According to market research company Counterpoint Research on the 5th, the global smartphone market share of Chinese manufacturers (Xiaomi, Oppo, Vivo, etc.) in the third quarter of this year was 32%. It increased by 2 percentage points (P) compared to the same period last year. During this period, Xiaomi and Vivo recorded a market share of 14% and 9%, respectively, up 1 percentage point compared to the same period last year. Oppo maintained 8%.

Tarun Pathak, a researcher at Counterpoint Research, said, “Xiaomi continued its strong growth, increasing sales year-on-year for four consecutive quarters, and ranked second in August sales,” and added, “Vivo had the fastest growth among the top five companies in the third quarter. “We achieved superior results than our competitors,” he analyzed. During this period, Vivo is known to have ranked first in sales in China and India, the world’s largest smartphone markets. Regarding Oppo, the analysis said, “Oppo has shown the highest sales volume ever since the third quarter of last year.”

The good performance of Chinese manufacturers can be interpreted as the effect of a sales strategy focused on emerging countries. They have grown significantly in the Middle East, Africa, and Latin America with their ‘cost-effectiveness’. In some regions, a mix strategy was introduced to sell low-priced products and premium products together.

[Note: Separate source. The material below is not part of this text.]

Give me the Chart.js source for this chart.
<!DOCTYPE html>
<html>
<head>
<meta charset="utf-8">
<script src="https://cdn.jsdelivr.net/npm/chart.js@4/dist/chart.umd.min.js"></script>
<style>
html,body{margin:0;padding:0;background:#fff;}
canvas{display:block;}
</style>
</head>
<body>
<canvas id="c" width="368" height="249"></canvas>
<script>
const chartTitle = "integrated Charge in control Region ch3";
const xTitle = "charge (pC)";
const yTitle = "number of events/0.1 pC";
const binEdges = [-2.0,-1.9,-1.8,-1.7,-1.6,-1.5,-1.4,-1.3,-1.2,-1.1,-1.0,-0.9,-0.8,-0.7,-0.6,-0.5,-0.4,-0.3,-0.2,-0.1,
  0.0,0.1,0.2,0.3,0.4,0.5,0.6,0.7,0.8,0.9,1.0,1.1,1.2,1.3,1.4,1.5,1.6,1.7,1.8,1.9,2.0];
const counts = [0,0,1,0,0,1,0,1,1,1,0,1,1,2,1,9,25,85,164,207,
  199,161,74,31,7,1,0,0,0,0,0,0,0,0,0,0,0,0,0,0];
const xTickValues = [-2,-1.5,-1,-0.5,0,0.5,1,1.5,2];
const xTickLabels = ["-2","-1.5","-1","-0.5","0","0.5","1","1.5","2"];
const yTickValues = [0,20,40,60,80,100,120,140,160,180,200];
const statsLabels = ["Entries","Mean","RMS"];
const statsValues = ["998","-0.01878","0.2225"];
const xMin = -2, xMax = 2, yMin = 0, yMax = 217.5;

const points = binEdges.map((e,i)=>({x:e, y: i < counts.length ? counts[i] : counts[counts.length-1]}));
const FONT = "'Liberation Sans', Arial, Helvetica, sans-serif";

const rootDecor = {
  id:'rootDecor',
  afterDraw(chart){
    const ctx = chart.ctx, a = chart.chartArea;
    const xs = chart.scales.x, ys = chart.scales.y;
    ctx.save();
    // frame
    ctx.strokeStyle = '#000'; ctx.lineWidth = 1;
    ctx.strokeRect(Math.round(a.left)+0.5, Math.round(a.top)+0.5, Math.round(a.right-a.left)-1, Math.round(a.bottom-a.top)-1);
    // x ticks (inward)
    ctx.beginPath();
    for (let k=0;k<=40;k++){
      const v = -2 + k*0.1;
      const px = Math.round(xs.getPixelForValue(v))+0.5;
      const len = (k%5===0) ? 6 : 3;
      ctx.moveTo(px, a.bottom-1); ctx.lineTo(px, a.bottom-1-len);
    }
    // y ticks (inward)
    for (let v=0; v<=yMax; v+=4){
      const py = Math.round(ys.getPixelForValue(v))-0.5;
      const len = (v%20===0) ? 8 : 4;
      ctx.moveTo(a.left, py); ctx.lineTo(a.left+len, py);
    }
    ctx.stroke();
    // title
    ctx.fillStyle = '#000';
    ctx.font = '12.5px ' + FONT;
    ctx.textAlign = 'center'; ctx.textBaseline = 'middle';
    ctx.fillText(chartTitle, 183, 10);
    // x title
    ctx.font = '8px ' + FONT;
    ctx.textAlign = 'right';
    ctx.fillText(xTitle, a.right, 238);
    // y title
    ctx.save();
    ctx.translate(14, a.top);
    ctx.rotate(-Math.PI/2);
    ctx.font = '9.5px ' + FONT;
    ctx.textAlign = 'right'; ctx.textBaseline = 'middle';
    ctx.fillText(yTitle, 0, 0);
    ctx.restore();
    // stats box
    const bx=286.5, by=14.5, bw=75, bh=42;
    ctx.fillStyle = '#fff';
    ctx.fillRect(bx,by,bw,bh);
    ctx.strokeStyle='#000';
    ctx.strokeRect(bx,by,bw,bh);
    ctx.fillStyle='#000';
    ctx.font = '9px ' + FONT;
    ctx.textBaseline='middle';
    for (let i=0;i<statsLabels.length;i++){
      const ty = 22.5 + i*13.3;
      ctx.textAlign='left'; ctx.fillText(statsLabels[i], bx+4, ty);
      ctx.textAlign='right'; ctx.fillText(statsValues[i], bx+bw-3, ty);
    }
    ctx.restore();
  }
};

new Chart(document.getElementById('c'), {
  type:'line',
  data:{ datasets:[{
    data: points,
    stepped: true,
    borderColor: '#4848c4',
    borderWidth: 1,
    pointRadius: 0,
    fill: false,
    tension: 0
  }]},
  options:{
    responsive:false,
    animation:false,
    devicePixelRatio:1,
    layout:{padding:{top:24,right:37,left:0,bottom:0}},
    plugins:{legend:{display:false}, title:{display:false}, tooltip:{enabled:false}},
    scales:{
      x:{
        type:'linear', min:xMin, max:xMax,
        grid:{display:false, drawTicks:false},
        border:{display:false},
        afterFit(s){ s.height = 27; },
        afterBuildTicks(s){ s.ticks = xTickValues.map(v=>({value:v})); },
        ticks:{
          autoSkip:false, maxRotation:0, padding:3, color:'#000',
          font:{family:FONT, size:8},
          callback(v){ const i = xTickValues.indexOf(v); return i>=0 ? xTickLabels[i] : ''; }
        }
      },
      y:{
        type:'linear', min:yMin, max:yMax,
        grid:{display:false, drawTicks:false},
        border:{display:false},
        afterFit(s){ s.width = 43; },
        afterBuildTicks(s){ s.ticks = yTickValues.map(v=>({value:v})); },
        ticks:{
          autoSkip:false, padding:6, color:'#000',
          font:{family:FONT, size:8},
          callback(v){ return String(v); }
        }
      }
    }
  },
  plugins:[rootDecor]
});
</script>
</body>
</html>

In particular, it is analyzed that the fact that sales channels in emerging countries were established primarily offline rather than online led to an increase in sales. In the case of Xiaomi, it is known that it is putting more effort into offline stores in regions other than China.

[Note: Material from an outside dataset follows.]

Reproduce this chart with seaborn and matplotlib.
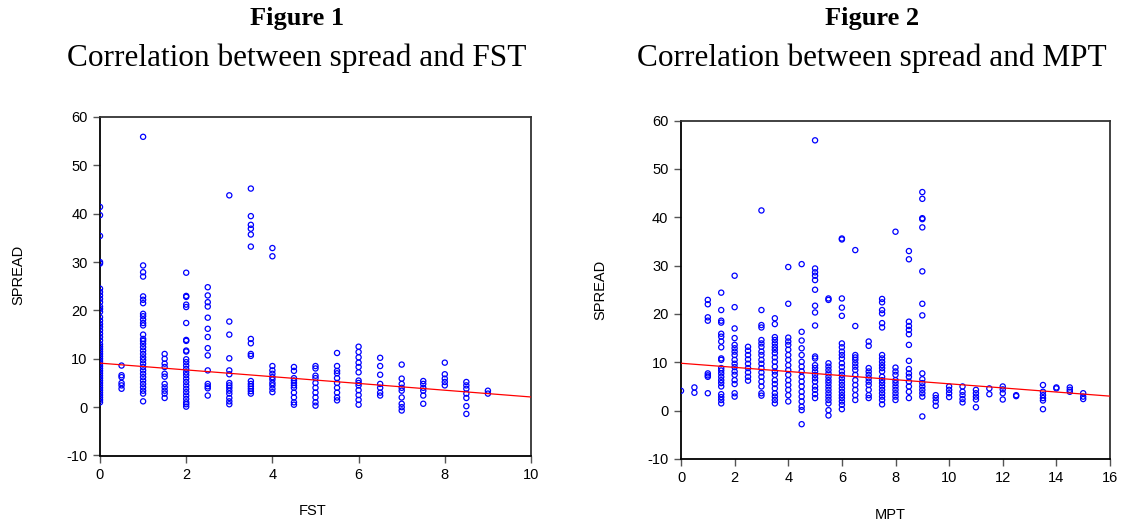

During this period, Samsung Electronics and Apple, classified as the Big 2, failed to increase their market share. Samsung Electronics’ smartphone sales share was 19%, down 1 percentage point from the same period last year, and Apple’s was only 16%, the same as the previous year. Researcher Tarun Pathak analyzed, “Samsung Electronics led the market with continued demand for the Galaxy A series and the performance of the Galaxy S24 series, but received a somewhat lukewarm response to the foldable series.” Regarding Apple, it was evaluated as “stable demand for the iPhone 16 series.”

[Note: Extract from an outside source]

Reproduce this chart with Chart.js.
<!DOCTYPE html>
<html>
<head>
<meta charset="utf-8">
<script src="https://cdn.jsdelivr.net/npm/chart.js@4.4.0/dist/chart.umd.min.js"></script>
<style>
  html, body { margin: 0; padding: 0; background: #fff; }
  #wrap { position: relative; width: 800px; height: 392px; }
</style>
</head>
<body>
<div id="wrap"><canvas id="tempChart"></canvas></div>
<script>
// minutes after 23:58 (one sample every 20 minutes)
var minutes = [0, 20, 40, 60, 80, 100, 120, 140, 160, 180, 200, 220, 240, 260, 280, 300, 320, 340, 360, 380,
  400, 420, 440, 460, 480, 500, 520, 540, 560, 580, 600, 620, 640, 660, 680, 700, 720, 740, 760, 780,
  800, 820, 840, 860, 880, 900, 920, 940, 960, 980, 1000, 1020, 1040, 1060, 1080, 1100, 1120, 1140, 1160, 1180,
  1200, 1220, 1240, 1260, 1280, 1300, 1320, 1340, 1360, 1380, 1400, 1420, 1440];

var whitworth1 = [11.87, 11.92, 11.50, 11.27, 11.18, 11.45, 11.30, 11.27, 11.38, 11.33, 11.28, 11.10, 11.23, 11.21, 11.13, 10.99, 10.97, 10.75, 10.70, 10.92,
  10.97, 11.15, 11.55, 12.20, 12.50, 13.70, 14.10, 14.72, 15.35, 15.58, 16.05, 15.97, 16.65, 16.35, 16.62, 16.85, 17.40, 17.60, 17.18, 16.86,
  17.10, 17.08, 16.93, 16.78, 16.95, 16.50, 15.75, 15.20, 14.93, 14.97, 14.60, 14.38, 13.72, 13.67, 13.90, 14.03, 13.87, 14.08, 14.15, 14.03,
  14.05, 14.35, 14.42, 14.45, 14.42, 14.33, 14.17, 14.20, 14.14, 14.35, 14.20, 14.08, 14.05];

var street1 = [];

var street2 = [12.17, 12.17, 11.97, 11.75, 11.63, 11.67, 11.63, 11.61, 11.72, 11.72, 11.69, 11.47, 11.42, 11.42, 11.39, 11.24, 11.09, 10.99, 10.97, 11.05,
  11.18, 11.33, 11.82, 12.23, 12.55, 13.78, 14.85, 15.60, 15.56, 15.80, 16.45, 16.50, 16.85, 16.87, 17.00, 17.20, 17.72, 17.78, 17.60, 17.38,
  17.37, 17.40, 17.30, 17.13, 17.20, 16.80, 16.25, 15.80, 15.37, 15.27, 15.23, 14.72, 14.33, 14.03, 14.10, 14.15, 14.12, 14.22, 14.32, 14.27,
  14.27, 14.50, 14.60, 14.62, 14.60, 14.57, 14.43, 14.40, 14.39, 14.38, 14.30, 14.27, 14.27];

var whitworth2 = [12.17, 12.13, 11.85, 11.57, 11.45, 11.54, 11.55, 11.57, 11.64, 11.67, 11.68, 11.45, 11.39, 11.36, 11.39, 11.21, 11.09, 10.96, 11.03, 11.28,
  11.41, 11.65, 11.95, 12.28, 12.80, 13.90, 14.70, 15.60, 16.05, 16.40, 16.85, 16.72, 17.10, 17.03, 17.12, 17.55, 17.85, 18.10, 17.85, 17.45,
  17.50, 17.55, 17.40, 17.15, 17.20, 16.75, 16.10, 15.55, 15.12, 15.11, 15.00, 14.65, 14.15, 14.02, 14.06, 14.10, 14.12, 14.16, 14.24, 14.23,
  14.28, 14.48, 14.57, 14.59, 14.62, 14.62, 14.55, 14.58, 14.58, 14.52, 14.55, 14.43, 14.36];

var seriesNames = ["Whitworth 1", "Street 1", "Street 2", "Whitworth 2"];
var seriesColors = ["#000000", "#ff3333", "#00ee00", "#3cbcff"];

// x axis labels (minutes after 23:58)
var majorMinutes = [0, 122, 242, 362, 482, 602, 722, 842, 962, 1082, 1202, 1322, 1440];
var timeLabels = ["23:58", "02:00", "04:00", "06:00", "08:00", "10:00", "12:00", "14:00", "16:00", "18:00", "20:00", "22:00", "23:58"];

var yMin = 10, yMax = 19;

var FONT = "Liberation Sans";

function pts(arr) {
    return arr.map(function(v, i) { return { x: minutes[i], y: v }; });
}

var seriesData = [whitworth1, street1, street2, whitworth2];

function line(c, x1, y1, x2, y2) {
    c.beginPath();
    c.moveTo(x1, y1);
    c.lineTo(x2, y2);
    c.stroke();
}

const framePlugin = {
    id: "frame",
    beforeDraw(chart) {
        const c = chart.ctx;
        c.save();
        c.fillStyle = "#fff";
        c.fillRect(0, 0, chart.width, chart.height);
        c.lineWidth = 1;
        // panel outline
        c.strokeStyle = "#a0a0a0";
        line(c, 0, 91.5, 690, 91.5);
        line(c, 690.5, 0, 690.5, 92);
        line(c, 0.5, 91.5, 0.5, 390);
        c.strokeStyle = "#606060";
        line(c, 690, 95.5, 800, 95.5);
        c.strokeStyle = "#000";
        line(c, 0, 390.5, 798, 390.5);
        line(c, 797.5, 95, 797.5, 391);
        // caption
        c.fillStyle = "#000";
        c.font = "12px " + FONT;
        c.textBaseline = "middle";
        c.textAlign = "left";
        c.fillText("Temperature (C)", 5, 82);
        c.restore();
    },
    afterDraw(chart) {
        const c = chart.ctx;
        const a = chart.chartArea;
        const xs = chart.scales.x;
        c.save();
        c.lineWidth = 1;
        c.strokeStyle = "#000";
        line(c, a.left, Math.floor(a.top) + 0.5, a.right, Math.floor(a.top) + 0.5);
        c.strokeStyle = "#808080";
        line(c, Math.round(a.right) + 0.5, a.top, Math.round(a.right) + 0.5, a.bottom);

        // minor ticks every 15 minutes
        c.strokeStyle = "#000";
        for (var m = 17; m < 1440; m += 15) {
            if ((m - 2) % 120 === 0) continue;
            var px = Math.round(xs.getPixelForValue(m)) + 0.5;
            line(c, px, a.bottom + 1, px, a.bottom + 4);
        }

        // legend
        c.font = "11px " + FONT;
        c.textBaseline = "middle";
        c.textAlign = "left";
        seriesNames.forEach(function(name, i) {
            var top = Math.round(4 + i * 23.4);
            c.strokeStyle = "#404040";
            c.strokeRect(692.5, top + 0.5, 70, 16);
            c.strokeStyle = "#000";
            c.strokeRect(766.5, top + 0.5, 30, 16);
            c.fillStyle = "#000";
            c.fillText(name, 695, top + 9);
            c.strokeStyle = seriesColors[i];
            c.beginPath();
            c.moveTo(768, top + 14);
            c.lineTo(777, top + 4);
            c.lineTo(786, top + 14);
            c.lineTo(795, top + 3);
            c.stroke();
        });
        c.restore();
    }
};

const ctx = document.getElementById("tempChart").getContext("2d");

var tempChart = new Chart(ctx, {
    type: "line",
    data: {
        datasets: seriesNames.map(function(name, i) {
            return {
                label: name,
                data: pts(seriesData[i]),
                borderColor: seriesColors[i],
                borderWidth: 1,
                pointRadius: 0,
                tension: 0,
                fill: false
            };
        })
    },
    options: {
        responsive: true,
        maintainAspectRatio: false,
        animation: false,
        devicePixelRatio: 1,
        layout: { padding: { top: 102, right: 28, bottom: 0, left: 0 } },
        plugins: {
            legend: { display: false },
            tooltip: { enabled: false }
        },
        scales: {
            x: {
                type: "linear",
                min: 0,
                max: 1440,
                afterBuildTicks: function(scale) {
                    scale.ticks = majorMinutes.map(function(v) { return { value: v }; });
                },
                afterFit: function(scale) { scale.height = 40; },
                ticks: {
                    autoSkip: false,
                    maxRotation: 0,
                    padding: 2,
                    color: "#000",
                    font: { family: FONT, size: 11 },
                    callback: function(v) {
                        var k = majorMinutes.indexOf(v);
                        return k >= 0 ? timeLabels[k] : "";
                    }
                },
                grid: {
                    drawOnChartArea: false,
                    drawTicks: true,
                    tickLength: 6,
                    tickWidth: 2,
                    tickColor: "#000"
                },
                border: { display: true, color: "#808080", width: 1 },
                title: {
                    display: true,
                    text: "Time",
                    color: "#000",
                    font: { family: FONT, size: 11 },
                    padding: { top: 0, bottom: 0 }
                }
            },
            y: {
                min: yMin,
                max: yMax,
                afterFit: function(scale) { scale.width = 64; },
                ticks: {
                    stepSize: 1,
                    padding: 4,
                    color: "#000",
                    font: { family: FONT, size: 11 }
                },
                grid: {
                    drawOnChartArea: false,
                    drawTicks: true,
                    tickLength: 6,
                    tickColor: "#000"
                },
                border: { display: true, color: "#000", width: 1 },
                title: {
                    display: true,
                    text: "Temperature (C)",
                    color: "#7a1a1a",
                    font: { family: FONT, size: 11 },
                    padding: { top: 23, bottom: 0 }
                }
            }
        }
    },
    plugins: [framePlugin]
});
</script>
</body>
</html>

The industry expects that Chinese manufacturers will make strong progress in the future. This is because demand in the global smartphone market is reviving, and there are an increasing number of low-priced devices that support high performance. In particular, it is predicted that Samsung Electronics and Apple will have difficulty maintaining their current positions as the variety of options increases. An official familiar with the smartphone distribution industry said, “Many manufacturers are targeting emerging countries where there is a strong demand for replacement smartphones,” adding, “Emerging countries do not yet have sufficient purchasing power, so low-priced products are the main market. “Chinese manufacturers with many mid- to low-priced products are likely to make great strides,” he said.